It is a truth universally acknowledged that a data scientist in possession of a good portfolio must be in want of a job. A curated selection of your projects is the best way to showcase your work, interests, and thinking to potential employers. But what makes a "good portfolio"? From my experience and discussions with colleagues, I summed up four tips that you should apply to make your data science portfolio stand out from the crowd.
When you started learning data science, you've most probably learned to predict Boston house prices, classify Iris flowers or handwritten digits, and wrangle features associated with Titanic survivors. Though these projects are a good start for learning the basic concepts of data science, they have become so common that they don't impress anyone anymore.
So instead of investing more time on these datasets, pick a new one of your own interest, apply different models and answer questions that you'd find insightful. I personally focused on projects that reflect my interest in Linguistics and NLP – you can explore data related to your experience or the industry you'd like to work in.

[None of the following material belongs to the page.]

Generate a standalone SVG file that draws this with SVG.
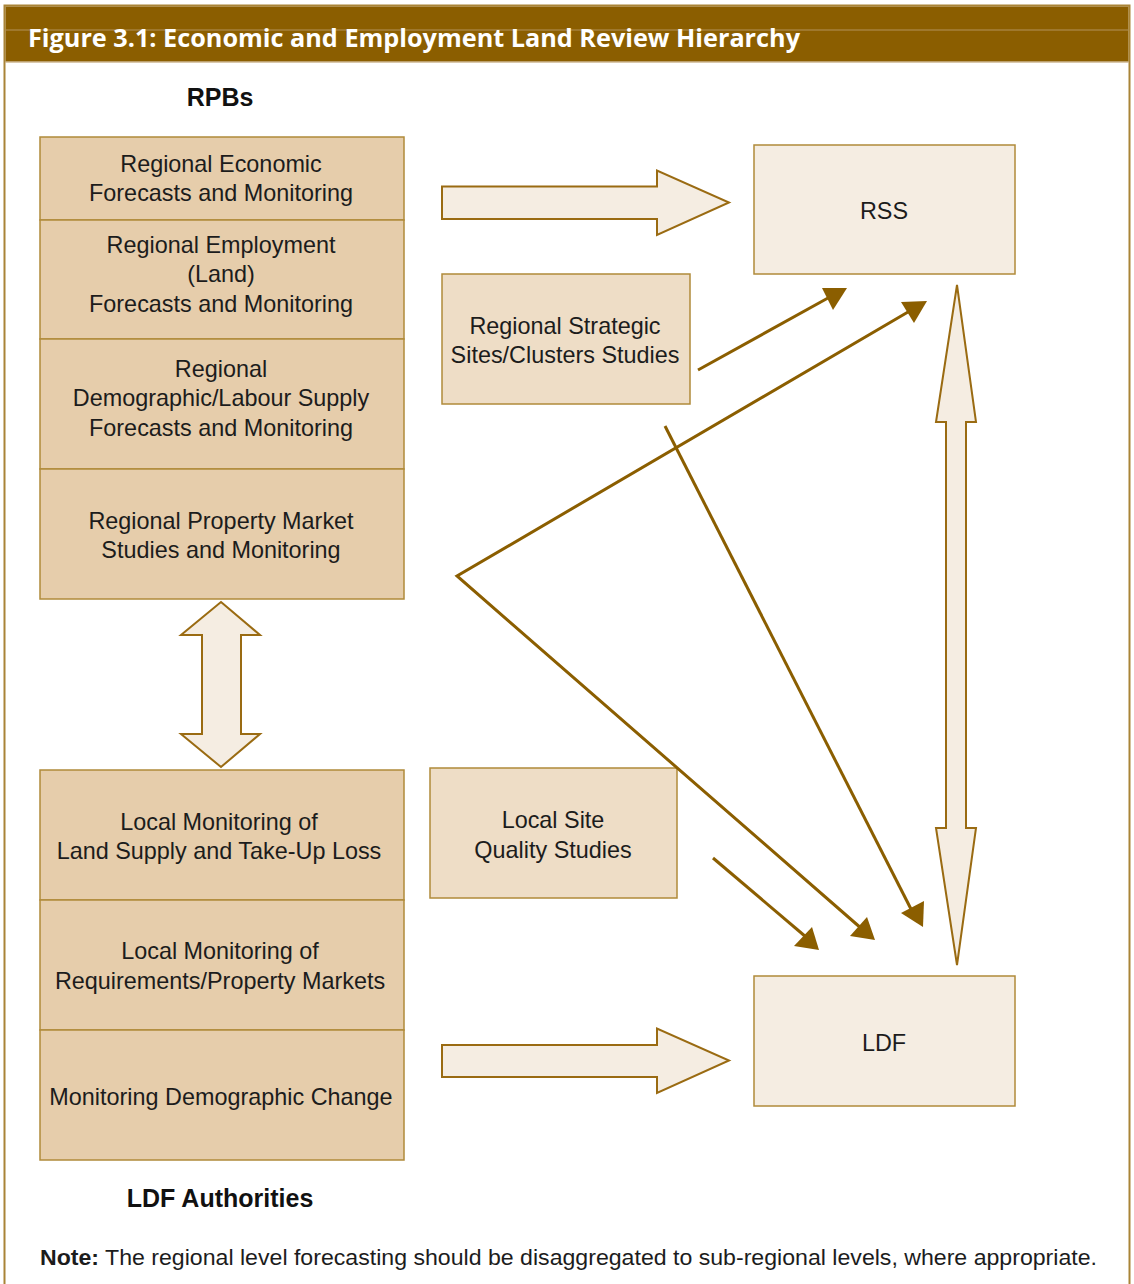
<svg xmlns="http://www.w3.org/2000/svg" width="1134" height="1284" viewBox="0 0 1134 1284">
  <defs>
    <style>
      .frame { fill: #ffffff; stroke: #A98437; stroke-width: 2; }
      .box-dark { fill: #E6CDAB; stroke: #B08A3A; stroke-width: 1.5; }
      .box-mid { fill: #EEDDC6; stroke: #B08A3A; stroke-width: 1.5; }
      .box-light { fill: #F5EDE2; stroke: #B08A3A; stroke-width: 1.5; }
      .block { fill: #F5EDE2; stroke: #9A6B12; stroke-width: 2; stroke-linejoin: miter; }
      .link { fill: none; stroke: #8B5E00; stroke-width: 3; }
      .head { fill: #8B5E00; }
      .label { font-family: "Liberation Sans", Arial, sans-serif; font-size: 23.4px; fill: #1c1c1c; text-anchor: middle; }
      .heading { font-family: "Liberation Sans", Arial, sans-serif; font-size: 25px; font-weight: bold; fill: #111111; text-anchor: middle; }
      .title { font-family: "Open Sans", "Liberation Sans", sans-serif; font-size: 25px; font-weight: bold; fill: #ffffff; }
      .note { font-family: "Liberation Sans", Arial, sans-serif; font-size: 22px; fill: #1c1c1c; }
    </style>
  </defs>

  <!-- frame and title bar -->
  <rect class="frame" x="4.5" y="5.5" width="1125" height="1290"/>
  <rect x="5.5" y="6.5" width="1123" height="55" fill="#8B5E00"/>
  <line x1="5.5" y1="30" x2="1128.5" y2="30" stroke="#B3925A" stroke-width="1"/>
  <line x1="5.5" y1="62" x2="1128.5" y2="62" stroke="#B3925A" stroke-width="1"/>
  <text class="title" x="28" y="47" textLength="772" lengthAdjust="spacingAndGlyphs">Figure 3.1: Economic and Employment Land Review Hierarchy</text>

  <!-- column headings -->
  <text class="heading" x="220" y="106">RPBs</text>
  <text class="heading" x="220" y="1207">LDF Authorities</text>

  <!-- regional stack -->
  <g id="regional-economic">
    <rect class="box-dark" x="40" y="137" width="364" height="83"/>
    <text class="label" x="221" y="172">Regional Economic</text>
    <text class="label" x="221" y="201">Forecasts and Monitoring</text>
  </g>
  <g id="regional-employment">
    <rect class="box-dark" x="40" y="220" width="364" height="119"/>
    <text class="label" x="221" y="253">Regional Employment</text>
    <text class="label" x="221" y="282">(Land)</text>
    <text class="label" x="221" y="312">Forecasts and Monitoring</text>
  </g>
  <g id="regional-demographic">
    <rect class="box-dark" x="40" y="339" width="364" height="130"/>
    <text class="label" x="221" y="377">Regional</text>
    <text class="label" x="221" y="406">Demographic/Labour Supply</text>
    <text class="label" x="221" y="436">Forecasts and Monitoring</text>
  </g>
  <g id="regional-property">
    <rect class="box-dark" x="40" y="469" width="364" height="130"/>
    <text class="label" x="221" y="529">Regional Property Market</text>
    <text class="label" x="221" y="558">Studies and Monitoring</text>
  </g>

  <!-- local stack -->
  <g id="local-land-supply">
    <rect class="box-dark" x="40" y="770" width="364" height="130"/>
    <text class="label" x="219" y="830">Local Monitoring of</text>
    <text class="label" x="219" y="859">Land Supply and Take-Up Loss</text>
  </g>
  <g id="local-requirements">
    <rect class="box-dark" x="40" y="900" width="364" height="130"/>
    <text class="label" x="220" y="959">Local Monitoring of</text>
    <text class="label" x="220" y="989">Requirements/Property Markets</text>
  </g>
  <g id="local-demographic">
    <rect class="box-dark" x="40" y="1030" width="364" height="130"/>
    <text class="label" x="221" y="1105">Monitoring Demographic Change</text>
  </g>

  <!-- studies -->
  <g id="regional-strategic">
    <rect class="box-mid" x="442" y="274" width="248" height="130"/>
    <text class="label" x="565" y="334">Regional Strategic</text>
    <text class="label" x="565" y="363">Sites/Clusters Studies</text>
  </g>
  <g id="local-site">
    <rect class="box-mid" x="430" y="768" width="247" height="130"/>
    <text class="label" x="553" y="828">Local Site</text>
    <text class="label" x="553" y="858">Quality Studies</text>
  </g>

  <!-- plans -->
  <g id="rss">
    <rect class="box-light" x="754" y="145" width="261" height="129"/>
    <text class="label" x="884" y="219">RSS</text>
  </g>
  <g id="ldf">
    <rect class="box-light" x="754" y="976" width="261" height="130"/>
    <text class="label" x="884" y="1051">LDF</text>
  </g>

  <!-- connectors -->
  <g id="connectors">
    <!-- block arrows -->
    <polygon class="block" points="442,186.5 657,186.5 657,170.5 729,202.5 657,235 657,219 442,219"/>
    <polygon class="block" points="442,1045 657,1045 657,1028.5 729,1060.5 657,1093 657,1077 442,1077"/>
    <polygon class="block" points="221,602 260,635 241,635 241,734 260,734 221,767 181,734 202,734 202,635 181,635"/>
    <polygon class="block" points="957,285 976,422 966,422 966,828 976,828 957,965 936,828 946,828 946,422 936,422"/>

    <!-- line arrows -->
    <line class="link" x1="698" y1="370" x2="828" y2="298"/>
    <polygon class="head" points="822,288 847,288 833,310"/>

    <polyline class="link" points="908,312 457,576 862,929"/>
    <polygon class="head" points="901,302 927,301 914,323"/>
    <polygon class="head" points="850,936 867,917 875,940"/>

    <line class="link" x1="665" y1="426" x2="913" y2="913"/>
    <polygon class="head" points="901,913 924,901 923,927"/>

    <line class="link" x1="713" y1="858" x2="806" y2="937"/>
    <polygon class="head" points="794,946 812,927 819,950"/>
  </g>

  <!-- footnote -->
  <text class="note" x="40" y="1265" textLength="1057" lengthAdjust="spacingAndGlyphs"><tspan font-weight="bold">Note:</tspan> The regional level forecasting should be disaggregated to sub-regional levels, where appropriate.</text>
</svg>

Kaggle is a great resource of datasets for all sorts of topics, but if you want to be even more original, you can request access to some research datasets (e.g. JAFFE), export your personal data from an app (e.g. Goodreads) or create your own dataset.
The hard work is done: you've analysed the data, made predictions and maybe some pretty charts, and uploaded your Jupyter notebook to GitHub in a repository with a descriptive name.
You would probably not buy a book or read a paper without checking out its blurb or abstract first, to see if it's interesting and worth your time. Same goes for data science projects: don't expect people to browse through all the files or read the whole Jupyter notebook in your repository – a project portfolio is not a school assignment, it's a pitch! This means you have to give your audience a taste of your work and the value they can gain from it.
This is what the README is for. In this markdown file, you should include a description of the project (what, why, and how you did it), results (key findings), setup configuration (how the users can test the project, libraries used), and at least one image (insightful charts or screencasts). Also, you should adapt the writing style and structure to the target audience of your project.
For example, for my research project on psych-verbs I wrote a paper-like README targeted at academics/fellow linguists, whereas for my movie recommender system I wrote an informal short description and included a screencast, aimed at a general audience.
The point of a data science portfolio is to give employers an idea of your potential and prove that you can complete a project from idea to presentation, thus displaying both hard skills (coding and analysis) and soft skills (communication and presentation). As in almost all areas of life, I believe it's important to focus on quality over quantity.
It's better to have only two projects that are really well-done than tens of repositories with incomplete projects or code errors. Also, people tend to get stressed out and lose interest if they are given too many options (i.e. the paradox of choice). That's why it's important to curate your work.
On GitHub, up to six repositories are displayed on your main profile. You can either create public repositories of only your best projects or pin the ones you want to highlight.
At the end of the day, you are more than your work. You are not only a data scientist, but maybe also a photographer, a former lawyer, a musician, a defi enthusiast – whatever it is, don't be afraid to show this side of you. All your experiences, interests, and hobbies shape your personality and give you a unique perspective in data science.
On GitHub you can easily personalize your profile by adding a special profile README and a custom status. You could share what you are currently working on, what languages or tools you're learning, and how people can get in touch with you. Here you can let your creativity flow and personality shine!
Creating a good data science portfolio takes time. Don't rush it, take your time to learn and polish both your coding and presentation skills. Good luck!